When the film director John Boorman walked by Adam’s Auctioneers on a Monday morning in 1969, he soon found himself inside bidding on what was to be his home for half a century. He was noted at the time as saying, “What am I going to tell my wife?”
“I was here doing post-production on a film, and I saw the hills in Wicklow, and those images are still in my dreams today,” says Boorman, who will celebrate his 90th birthday in January.
Now five decades, three wives and seven children later, the director is calling time on his home in the Co Wicklow countryside. From a childhood in suburban London with trips to the US for filming and Oscar ceremonies for his five nominations — twice for best director, for Deliverance and for Hope and Glory — he is still going strong, having received a knighthood in January this year.

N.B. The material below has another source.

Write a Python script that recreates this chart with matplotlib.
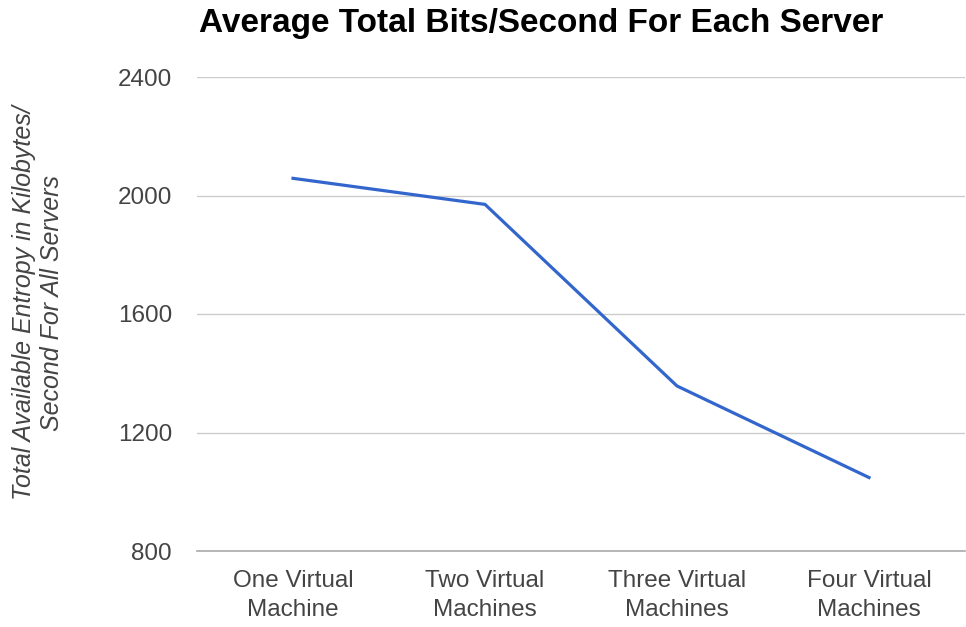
import matplotlib
matplotlib.use("Agg")
import matplotlib.pyplot as plt

# average total entropy per server configuration
categories = ["One Virtual\nMachine", "Two Virtual\nMachines",
              "Three Virtual\nMachines", "Four Virtual\nMachines"]
values = [2058, 1970, 1357, 1048]
y_ticks = [800, 1200, 1600, 2000, 2400]

plt.rcParams["font.family"] = ["Liberation Sans", "DejaVu Sans"]

fig = plt.figure(figsize=(9.66, 6.27), dpi=100)
ax = fig.add_axes([197 / 966, 1 - 551 / 627, 768 / 966, (551 - 77) / 627])

x = list(range(len(categories)))
ax.plot(x, values, color="#3366cc", linewidth=2.3, solid_joinstyle="miter", zorder=3)

ax.set_xlim(-0.5, 3.5)
ax.set_ylim(800, 2400)
ax.set_yticks(y_ticks)
ax.set_xticks(x)
ax.set_xticklabels(categories, linespacing=1.4)
ax.tick_params(axis="both", length=0, labelsize=17.5, colors="#444444")
ax.tick_params(axis="y", pad=18)
ax.tick_params(axis="x", pad=14)

ax.grid(axis="y", color="#cccccc", linewidth=1)
ax.set_axisbelow(True)
for side in ["top", "right", "left"]:
    ax.spines[side].set_visible(False)
ax.spines["bottom"].set_color("#aaaaaa")
ax.spines["bottom"].set_linewidth(1.2)

fig.text(0.039, 1 - 303 / 627, "Total Available Entropy in Kilobytes/\nSecond For All Servers",
         rotation=90, ha="center", va="center", fontsize=18, style="italic",
         color="#444444", multialignment="center", linespacing=1.2)

fig.text(541 / 966, 1 - 32 / 627, "Average Total Bits/Second For Each Server",
         ha="center", va="baseline", fontsize=24, fontweight="bold", color="black")

fig.savefig("out.png", dpi=100)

“Yes, I was on the queen’s honours list this year, but I’d a bit of a row with [Prince, now King] Charles in the past. While I was on the board of the British Film Institute, we raised a lot of money to build a museum dedicated to the moving image [MoMI]. We asked Charles to open it and he chose the occasion to criticise violence in film, which he said encourages violence in society. Well, his timing wasn’t great, and we were all furious.”
His home at the Glebe in Annamoe, a magical setting against the backdrop of the Wicklow hills, is now far too large for him on his own, and he is moving to Surrey to stay with his son Charley while he looks for a place nearby to live.
As the Avonmore river meanders, so does his driveway beside it, flanked by some mature specimen trees, to include birch, aspen and oak, and rarer varieties such as Sequoiadendron giganteum — from the family of the largest trees on earth. Plantations of these important trees began in the early 1900s with Rev Samuel Synge — brother of the playwright JM Synge — who lived at The Glebe in the early part of the 20th century.
Thirty-five years ago, Boorman added to the plantings and to boot has written poems about these trees in his memoir Conclusions, which he penned during lockdown. There is a lovely 11-minute YouTube video, where the cast in his latest short film are the trees that occupy his estate, with his gravelly voice reciting his poems about sycamore, willow and a much loved “mighty big larch” whose “hormones let it down and forgot to tell it to stop growing”.
The rambling 508sq m (5,468sq ft) pile, with a 1970s extension to the rear, is where the likes of Lee Marvin and Sean Connery have sat for dinner. (Marvin starred in Boorman’s 1967 film Point Blank, while Connery donned a scarlet mankini, thigh-high boots and a ponytail in his 1974 film Zardoz.)
There are four reception rooms and five bedrooms — including a principal suite, a mezzanine study and a library that opens out on to an elevated covered veranda balcony. One of the standout rooms is the main drawingroom as it occupies the entire southwest elevation; being triple aspect, it is bathed in natural light.
Behind the house is a secluded bow-fronted pool room, which in a previous incarnation was a changing room for the now filled-in pool that lies between the house and a Japanese-style tea house.
It will need some work, as these houses always do, as all occupants are merely custodians for future generations.
But it will be the grounds — as charming as the house itself — that will capture the heart, just as they did with the director, who filmed Excalibur in the surrounding areas in 1981. “I was in my own bed every night when we filmed Excalibur — which is a rarity when you travel the world to make movies. But I always came back to edit — while a film might take two years to make, the shooting is done in about eight weeks, so I always came back to Wicklow.”
Grounds extend to 50 acres (20.2 hectares) and have two attractive cut-stone cottages offering an additional 208sq m (2,234sq ft) of accommodation, while a walled garden connects to a myriad of pathways that lead to an old tennis court and swimming hole in the river — compete with a diving board.
Will he miss Wicklow and Ireland? “But of course — this is the place I always thought I would die, and I don’t quite know how I’ll survive without it”.
Boorman spent this week catching up with old friends, including his “great friend” the actor Brendan Gleeson, to whom he gave his first leading role in the 1998 film The General. His rural retreat of half a century, surrounded by “soft hills” that still visit his dreams, is now on the market through Lisney Sotheby’s International Realty, seeking €2.75m.